Mickey Kim: Fear of trade war rocks stocks

The following is an excerpt from Kirr, Marbach & Co.’s first quarter client letter, available at www.kirrmar.com.

The U.S. and China have the two largest economies in the world. The total volume of world trade has nearly quadrupled since the early 1990s, which means the global economy is more interconnected than ever before. Additionally, we’re finally experiencing a synchronized global economic expansion.

Any disruption to the flow of goods could wreak havoc on manufacturing supply chains (that can cross multiple borders) and have negative implications for growth, inflation, productivity and real incomes.

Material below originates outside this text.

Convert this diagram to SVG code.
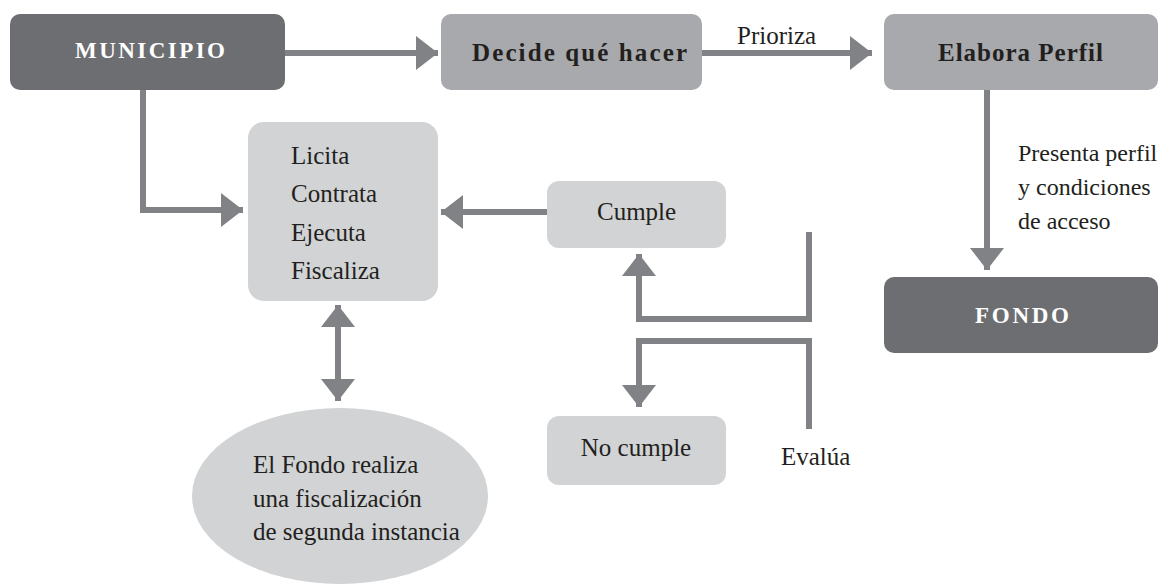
<svg xmlns="http://www.w3.org/2000/svg" width="1160" height="584" viewBox="0 0 1160 584">
<style>
.dark{fill:#6d6e71}
.mid{fill:#a7a9ac}
.light{fill:#d1d3d4}
.t{font-family:"Liberation Serif","Times New Roman",serif;font-size:25px;fill:#231f20}
.s{font-size:24px}
.b{font-family:"Liberation Serif","Times New Roman",serif;font-size:25px;font-weight:bold;fill:#231f20}
.w{fill:#ffffff;font-size:23px}
.c{fill:none;stroke:#808285;stroke-width:6}
</style>
<defs>
<marker id="ah" viewBox="0 0 22 34" refX="22" refY="17" markerWidth="22" markerHeight="34" markerUnits="userSpaceOnUse" orient="auto-start-reverse">
<path d="M0,0 L22,17 L0,34 Z" fill="#808285"/>
</marker>
</defs>
<rect width="1160" height="584" fill="#ffffff"/>
<g id="connectors">
<path class="c" d="M285,53 H438" marker-end="url(#ah)"/>
<path class="c" d="M702,53 H872" marker-end="url(#ah)"/>
<path class="c" d="M987,90 V270" marker-end="url(#ah)"/>
<path class="c" d="M143,90 V210 H243" marker-end="url(#ah)"/>
<path class="c" d="M547,212 H441" marker-end="url(#ah)"/>
<path class="c" d="M809,232 V319 H639 V254" marker-end="url(#ah)"/>
<path class="c" d="M809,429 V341 H639 V407" marker-end="url(#ah)"/>
<path class="c" d="M338,305 V401" marker-start="url(#ah)" marker-end="url(#ah)"/>
<text class="t" x="737" y="44">Prioriza</text>
<text class="t s" x="1018" y="161">Presenta perfil</text>
<text class="t s" x="1018" y="195">y condiciones</text>
<text class="t s" x="1018" y="229">de acceso</text>
<text class="t" x="781" y="465">Evalúa</text>
</g>
<g id="municipio">
<rect class="dark" x="10" y="14" width="275" height="76" rx="10"/>
<text class="b w" x="75" y="58" textLength="150" lengthAdjust="spacing">MUNICIPIO</text>
</g>
<g id="decide">
<rect class="mid" x="441" y="14" width="261" height="76" rx="10"/>
<text class="b" x="472" y="61" textLength="215" lengthAdjust="spacing">Decide qué hacer</text>
</g>
<g id="elabora">
<rect class="mid" x="884" y="14" width="274" height="76" rx="10"/>
<text class="b" x="938" y="61" textLength="165" lengthAdjust="spacing">Elabora Perfil</text>
</g>
<g id="fondo">
<rect class="dark" x="884" y="277" width="274" height="76" rx="10"/>
<text class="b w" x="975" y="323" textLength="94" lengthAdjust="spacing">FONDO</text>
</g>
<g id="licita">
<rect class="light" x="248" y="122" width="190" height="179" rx="16"/>
<text class="t" x="291" y="164">Licita</text>
<text class="t" x="291" y="202">Contrata</text>
<text class="t" x="291" y="241">Ejecuta</text>
<text class="t" x="291" y="279">Fiscaliza</text>
</g>
<g id="cumple">
<rect class="light" x="547" y="181" width="179" height="67" rx="12"/>
<text class="t" x="597" y="220">Cumple</text>
</g>
<g id="nocumple">
<rect class="light" x="547" y="416" width="179" height="69" rx="12"/>
<text class="t" x="636" y="456" text-anchor="middle">No cumple</text>
</g>
<g id="fondo-fiscaliza">
<ellipse class="light" cx="340" cy="496" rx="148" ry="88"/>
<text class="t" x="253" y="473">El Fondo realiza</text>
<text class="t" x="253" y="507">una fiscalización</text>
<text class="t" x="253" y="540">de segunda instancia</text>
</g>
</svg>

Protectionist campaign rhetoric has become policy, which has understandably made investors nervous and was a proximate cause for the market’s swoon. The current trade spat began with the Trump administration’s levying of tariffs on steel and aluminum product imports. This was soon followed by the announcement the U.S. would institute 25 percent tariffs on $50 billion of imports from China, which was immediately met by an announcement China would levy tariffs on $50 billion of imports from the U.S. Not to be outdone, the president announced by tweet the U.S. would double-down and target an additional $100 billion of imports from China.

Where it stops, nobody knows.

We hope/believe much of this talk is “saber-rattling” and posturing ahead of negotiations that will occur between the U.S. and China in the coming weeks, before tariffs are actually implemented. Nobody is suggesting the complaints against China’s trade/industrial policies aren’t legitimate. The Chinese government provides big subsidies to companies important to its state-led plan and is pretty loose regarding intellectual property protections. Additionally, China has an ambitious plan known as Made in China 2025, the goal of which is to dominate several cutting-edge technologies.

While the stock market has been subject to large swings depending on the temperature of that day’s trade tensions, there is little evidence the current tit-for-tat spat has negatively impacted economic activity, yet. Indeed, the Conference Board’s Leading Economic Index remains in a strong uptrend. Thus far, this has been a display of brinksmanship and a high-stakes game of “chicken.” If it stops here, the damage should be limited.

However, if the hardliners prevail and this spat turns into a war, all bets are off. In particular, Reuters pointed out China has the “nuclear option” as America’s largest foreign creditor, with holdings of U.S. Treasury securities of about $1.17 trillion as of the end of January. That’s a huge stick few are currently talking about.

“May you live in interesting times” is purported to be a translation of a traditional Chinese curse and may be appropriate now, on several levels. According to Bespoke, from Election Day 2016 through the S&P 500’s all-time record high on Jan. 26, the index added $6.3 trillion in market capitalization to take its total market cap to $25.5 trillion. Since then, the index has lost about $2.3 trillion (the 25 largest-cap S&P 500 stocks losing about $1 trillion, or 40 percent of the total loss), surrendering more than one-third of the post-election gains.

Like him or not, this president is all about the “ratings.” As Benjamin Graham said, the stock market is a voting (or ratings) machine, over the short-term. We think the market is saying it favors certainty over uncertainty and cool over heat. We hope the rest of 2018 is less “interesting,” but will be prepared for whatever happens.